Le tout est très détaillé et même, selon certains, « maladivement précis ». (…) Les managers passent leurs journées enfermées dans leur bureau à remplir des formulaires, des tableaux de bord et n’ont plus la disponibilité d’être sur le terrain auprès de leurs collaborateurs. (extrait de « Question de management : le management par objectif à bout de souffle »).
Par ailleurs, le management par objectif a pu institutionnaliser des biais, voire des fraudes aux résultats, tant au niveau des salariés pour atteindre leurs objectifs, que des responsables hiérarchiques pour briller aux yeux de la Direction. Ces travers marquent profondément les collectifs de travail et abiment les valeurs de l’entreprise.
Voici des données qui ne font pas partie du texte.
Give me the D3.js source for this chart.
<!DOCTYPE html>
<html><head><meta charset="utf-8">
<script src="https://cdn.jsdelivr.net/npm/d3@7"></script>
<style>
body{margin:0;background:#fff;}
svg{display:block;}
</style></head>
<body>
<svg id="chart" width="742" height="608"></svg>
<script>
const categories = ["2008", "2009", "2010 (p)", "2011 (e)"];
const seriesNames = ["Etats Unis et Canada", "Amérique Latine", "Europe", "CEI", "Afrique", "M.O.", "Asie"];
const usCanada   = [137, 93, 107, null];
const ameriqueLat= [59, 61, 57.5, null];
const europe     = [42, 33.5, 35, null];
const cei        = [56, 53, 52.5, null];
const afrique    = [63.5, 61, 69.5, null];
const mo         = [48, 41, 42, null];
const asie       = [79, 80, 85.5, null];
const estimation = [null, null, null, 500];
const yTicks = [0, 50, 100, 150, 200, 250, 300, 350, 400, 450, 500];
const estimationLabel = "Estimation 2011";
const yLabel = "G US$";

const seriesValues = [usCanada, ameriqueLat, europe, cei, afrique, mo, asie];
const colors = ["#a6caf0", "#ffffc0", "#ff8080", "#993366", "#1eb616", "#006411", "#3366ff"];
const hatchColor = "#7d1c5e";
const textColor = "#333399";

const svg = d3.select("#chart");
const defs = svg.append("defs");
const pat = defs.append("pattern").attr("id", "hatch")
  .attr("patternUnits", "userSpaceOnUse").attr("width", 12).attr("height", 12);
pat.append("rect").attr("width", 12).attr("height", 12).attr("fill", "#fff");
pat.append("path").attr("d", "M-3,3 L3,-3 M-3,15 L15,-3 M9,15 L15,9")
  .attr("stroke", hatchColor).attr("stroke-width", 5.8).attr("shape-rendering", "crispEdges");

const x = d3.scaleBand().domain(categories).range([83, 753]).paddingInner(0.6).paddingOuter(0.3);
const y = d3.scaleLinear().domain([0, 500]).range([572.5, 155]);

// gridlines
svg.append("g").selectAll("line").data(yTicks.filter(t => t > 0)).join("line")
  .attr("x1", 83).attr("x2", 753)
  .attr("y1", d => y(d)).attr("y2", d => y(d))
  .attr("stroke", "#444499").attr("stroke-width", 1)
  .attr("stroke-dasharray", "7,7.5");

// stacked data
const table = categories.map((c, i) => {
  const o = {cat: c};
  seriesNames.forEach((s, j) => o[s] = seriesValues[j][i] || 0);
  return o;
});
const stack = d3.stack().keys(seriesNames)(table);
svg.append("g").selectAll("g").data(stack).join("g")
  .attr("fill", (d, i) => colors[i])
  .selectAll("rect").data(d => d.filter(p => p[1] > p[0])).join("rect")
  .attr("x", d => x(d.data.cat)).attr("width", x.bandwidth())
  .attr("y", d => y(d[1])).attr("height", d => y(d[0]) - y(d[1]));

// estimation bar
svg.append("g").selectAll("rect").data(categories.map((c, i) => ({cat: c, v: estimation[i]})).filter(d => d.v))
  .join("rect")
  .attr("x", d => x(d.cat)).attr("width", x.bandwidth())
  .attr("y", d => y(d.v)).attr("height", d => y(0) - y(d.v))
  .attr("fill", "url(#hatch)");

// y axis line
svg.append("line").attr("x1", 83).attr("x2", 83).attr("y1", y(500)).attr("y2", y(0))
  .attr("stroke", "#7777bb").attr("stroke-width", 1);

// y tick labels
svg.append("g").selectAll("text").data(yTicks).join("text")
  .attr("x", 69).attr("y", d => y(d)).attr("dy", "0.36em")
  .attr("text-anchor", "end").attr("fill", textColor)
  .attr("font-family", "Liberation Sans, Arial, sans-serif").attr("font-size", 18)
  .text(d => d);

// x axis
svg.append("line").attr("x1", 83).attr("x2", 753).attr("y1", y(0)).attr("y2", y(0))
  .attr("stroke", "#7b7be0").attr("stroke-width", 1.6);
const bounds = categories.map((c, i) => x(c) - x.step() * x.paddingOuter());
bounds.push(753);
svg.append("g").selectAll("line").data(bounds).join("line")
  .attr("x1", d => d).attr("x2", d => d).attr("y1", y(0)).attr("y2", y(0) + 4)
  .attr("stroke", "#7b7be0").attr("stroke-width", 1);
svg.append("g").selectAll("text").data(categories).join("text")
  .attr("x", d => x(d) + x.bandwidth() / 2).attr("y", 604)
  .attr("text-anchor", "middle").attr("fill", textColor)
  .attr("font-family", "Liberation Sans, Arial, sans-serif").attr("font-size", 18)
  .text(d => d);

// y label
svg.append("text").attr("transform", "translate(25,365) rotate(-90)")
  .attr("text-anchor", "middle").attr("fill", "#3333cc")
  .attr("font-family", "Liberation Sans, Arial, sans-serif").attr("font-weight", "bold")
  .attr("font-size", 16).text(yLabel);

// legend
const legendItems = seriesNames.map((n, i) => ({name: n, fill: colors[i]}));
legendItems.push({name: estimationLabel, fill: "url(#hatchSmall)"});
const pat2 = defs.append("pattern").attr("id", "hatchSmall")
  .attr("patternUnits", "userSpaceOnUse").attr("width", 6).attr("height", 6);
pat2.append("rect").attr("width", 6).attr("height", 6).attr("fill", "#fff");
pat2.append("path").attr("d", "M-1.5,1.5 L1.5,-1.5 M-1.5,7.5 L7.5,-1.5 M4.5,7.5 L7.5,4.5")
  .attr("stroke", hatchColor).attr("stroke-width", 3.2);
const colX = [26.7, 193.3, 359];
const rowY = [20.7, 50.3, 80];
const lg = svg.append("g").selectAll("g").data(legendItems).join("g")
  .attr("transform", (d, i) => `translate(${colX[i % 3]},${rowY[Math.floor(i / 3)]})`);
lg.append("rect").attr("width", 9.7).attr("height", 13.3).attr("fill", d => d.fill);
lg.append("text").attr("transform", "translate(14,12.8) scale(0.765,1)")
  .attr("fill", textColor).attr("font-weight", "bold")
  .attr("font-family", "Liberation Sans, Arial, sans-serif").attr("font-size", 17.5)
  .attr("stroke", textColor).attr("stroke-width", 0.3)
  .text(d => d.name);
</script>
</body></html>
La motivation s’en ressent, sans parler de l’inutilité de mesurer des résultats faussés et de la non qualité engendrée !
Toutefois ces pratiques liées à la qualité, au management et au pilotage sont très structurantes. Une fois installées, il est particulièrement difficile de les faire changer.
Crise sanitaire et changement de paradigme
L’autonomie et la simplification au cœur des solutions
Le management par objectifs, avec un contrôle fort comme il était parfois appliqué, a explosé pour un temps dans les entreprises dès le début de la crise sanitaire : un grand nombre d’équipes a basculé brutalement en télétravail, sans préparation, les processus ont été par obligation allégés pour retrouver de la souplesse et de la simplicité afin de parer au plus pressé. Ce qui semblait ainsi pour certains impossible s’est réalisé en quelques semaines : les initiatives, l’autonomie, la confiance ont prouvé leur efficacité.
L’organisation et la cohésion d’équipe
L’organisation du collectif à distance est tout à fait différente de ce qu’elle était en présentiel ou avec un télétravail ponctuel, selon des schémas par ailleurs rodés.
La cohésion d’équipe a été mise à mal par les relations virtuelles, la priorisation dans les entreprises de certains métiers, la relégation d’autres fonctions ont bouleversé les équilibres établis. Les managers ont donc un grand défi dans les mois et années à venir : recréer du collectif, redonner une dynamique à des équipes par ailleurs fatiguées, dont le désengagement c’est pour certains accentué.
Les enjeux sont immenses
Aujourd’hui il semble impossible de revenir en arrière, les pratiques, ne serait-ce que par le télétravail, ont été bouleversées. Le collectif, la motivation, seront des enjeux formidables pour les années à venir et devront être au cœur des préoccupations des dirigeants et des managers. Cela passera nécessairement par un travail sur le sens de ce qui est fait, sur le travail réel. Logiquement, les indicateurs, les mesures de contrôle et de reporting devraient eux aussi être réinterrogés. Il est temps ! Ces indicateurs ne donnaient qu’une vision tronquée de la réalité, revenons à l’essentiel.